The Central Asian Holocaust of the First World War, when Tsarist imperialism massacred at least 500,000 Khirgiz Tartars in 1916 is little known today but forms part of the twentieth century Koroglu of the Turkic Peoples. It took place in the midst of the First Imperialist War of 1914-18 when Russian imperialism was facing a major crisis in its war against German imperialism.
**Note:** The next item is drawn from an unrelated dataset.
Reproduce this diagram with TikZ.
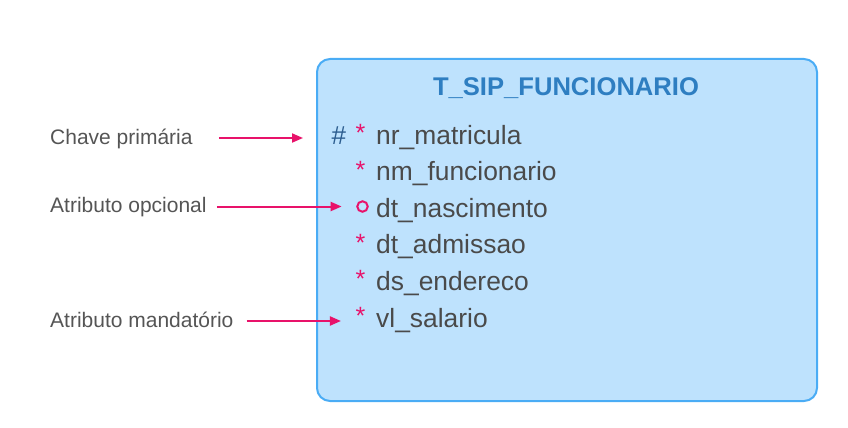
\documentclass[tikz,border=0pt]{standalone}
\usepackage{fontspec}
\setmainfont{Liberation Sans}
\usetikzlibrary{positioning,arrows.meta}

\definecolor{tabfill}{HTML}{BEE2FD}
\definecolor{tabline}{HTML}{4AACF5}
\definecolor{titleblue}{HTML}{2E7EC1}
\definecolor{attrgray}{HTML}{4A4A4A}
\definecolor{labelgray}{HTML}{555555}
\definecolor{hashblue}{HTML}{2C5D8F}
\definecolor{pinkred}{HTML}{E8126A}

\begin{document}
\begin{tikzpicture}[
      x=1pt,y=-1pt,
      tabbox/.style={
        draw=tabline,
        fill=tabfill,
        line width=2pt,
        rounded corners=13pt,
        minimum width=500pt,
        minimum height=342pt,
        anchor=north west
      },
      tabtitle/.style={
        font=\fontsize{25.6}{30}\selectfont\bfseries,
        text=titleblue,
        inner sep=0pt,
        anchor=base
      },
      attr/.style={
        font=\fontsize{26.4}{30}\selectfont,
        text=attrgray,
        inner sep=0pt,
        anchor=base west
      },
      mand/.style={
        font=\fontsize{25}{30}\selectfont,
        text=pinkred,
        inner sep=0pt,
        yshift=2.5pt,
        anchor=base east
      },
      pkey/.style={
        font=\fontsize{26}{30}\selectfont,
        text=hashblue,
        inner sep=0pt,
        anchor=base west
      },
      opt/.style={
        draw=pinkred,
        circle,
        line width=2pt,
        minimum size=10.5pt,
        inner sep=0pt
      },
      legend/.style={
        font=\fontsize{21}{25}\selectfont,
        text=labelgray,
        inner sep=0pt,
        text height=14pt,
        text depth=2pt,
        anchor=base west
      },
      pointer/.style={
        draw=pinkred,
        line width=2pt,
        -{Triangle[length=11pt,width=9pt]}
      }
    ]
    \useasboundingbox (0,0) rectangle (848,428);
    %% Table
    \node[tabbox] (tab) at (316,58) {};
    \node[tabtitle] (title) at (566,95) {T\_SIP\_FUNCIONARIO};
    %% Attributes
    \node[attr] (r-mat) at (376,144) {nr\_matricula};
    \node[attr] (r-func) at (376,180.6) {nm\_funcionario};
    \node[attr] (r-nasc) at (376,217.2) {dt\_nascimento};
    \node[attr] (r-adm) at (376,253.8) {dt\_admissao};
    \node[attr] (r-end) at (376,290.4) {ds\_endereco};
    \node[attr] (r-sal) at (376,327) {vl\_salario};
    %% Markers
    \node[pkey] (h-mat) at (331.5,144) {\#};
    \node[mand, left=10.4pt of r-mat.base west, anchor=base east] (s-mat) {*};
    \node[mand, left=10.4pt of r-func.base west, anchor=base east] (s-func) {*};
    \node[opt] (o-nasc) at (362.5,206.5) {};
    \node[mand, left=10.4pt of r-adm.base west, anchor=base east] (s-adm) {*};
    \node[mand, left=10.4pt of r-end.base west, anchor=base east] (s-end) {*};
    \node[mand, left=10.4pt of r-sal.base west, anchor=base east] (s-sal) {*};
    %% Legend
    \node[legend] (lbl-pk) at (50,144) {Chave primária};
    \node[legend] (lbl-opt) at (50,212.5) {Atributo opcional};
    \node[legend] (lbl-mand) at (50,327) {Atributo mandatório};
    %% Pointers
    \draw[pointer, shorten <=26pt, shorten >=13pt] (lbl-pk.east) -- (lbl-pk -| tab.west);
    \draw[pointer, shorten <=10pt, shorten >=14.6pt] (lbl-opt.east) -- (lbl-opt -| o-nasc.west);
    \draw[pointer, shorten <=13pt, shorten >=14.5pt] (lbl-mand.east) -- (lbl-mand -| s-sal.west);
  \end{tikzpicture}
\end{document}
The massacre was mentioned in the Manchester Guardian of 28 November 1917:  'While Western Europe has heard about Armenian massacres, the massacre of the Central Asian Moslems by the Tsar’s agents has been studiously hidden.'

Under Tsarist Imperial rule, Turkestan was converted to a major cotton-growing region to compensate for the loss of the US cotton supply in the 1860s due to the American Civil War. The resulting economic development brought some small-scale industry to the region, but the Turkic peoples were worse off than their Russian counterparts, and many farmers became indebted.

Cotton price fixing after the start of the Imperialist War in 1914 made matters worse, a large, landless rural proletariat soon developed, gambling and alcoholism became commonplace, and the crime rate rose. Historian Togan wrote 'after the proliferation of cotton planting in Ferghana (imposed by the Tsarist Imperial state at the expense of cereal cultivation) the economic conditions deteriorated'.

On 25 June 1916, a Tsarist Imperial Decree ordered the compulsory conscription to military service of Muslims in Central Asia. This signalled the beginning of the national liberation movement which was documented by historian and participant Zeki Velidi Togan.

Imperialism means as communists we support the right of self-determination of nations. The Turkic peoples were an oppressed nation fighting an oppressor state in Imperial Russia. Self-determination is an essential element in the solution of the national question. The Russian imperialist state comprised nationalities such as the Turkic peoples deprived of rights, and suffering acute deprivations. Lenin identified 'the intensification of national oppression under imperialism.'

In July 1916, the first mass protest meeting took place in Tashkent and Tsarist Imperial police fired into the crowd. Arrests and summary executions followed. The Russian settlers, who had been brought into Tashkent some thirty to forty years earlier, began looting at the instigation of the Imperial police. Protest meetings spread all over Central Asia, and railroads were destroyed. 

The Imperial Russian state declared martial law, and  armed the Russian settlers in Central Asia to act as imperialist death squads to reinforce the Imperial army. Imperial generals moved all their forces against Jizzakh. Imperial regiments attacked the people of Khiva region, and according to eyewitnesses, massacred babies in the cradle. Those who were not killed were stripped of their all possessions. Contemporary reports estimated that between 25 June 1916 and October 1917, some 1.5 million Turkic peoples were killed by the Tsarist Imperial forces. At least half of the Central Asian livestock was destroyed, and personal property was looted by the Imperial military forces. In the midst of imperialist wars, the extermination of peoples occurs.

Following the Bolshevik revolution in Russia in October 1917, a Congress of the Peoples of the East was held by the Communist International in Baku in September 1920. 2,000 delegates attended including anti-imperialist and Bolshevik fighters from the Tajik, Kirghizes, Uzbek and Turkmen peoples. The Baku Congress committed to a struggle of oppressed peoples against the imperialist oppressors.

Regional autonomy is an essential element in the solution of the national question. Turkic peoples joined the Communist Party of the Soviet Union under Lenin and Stalin's indigenisation policy and established the Uzbek, Tajik, Krgyz and Turkmen Soviet Socialist Republics.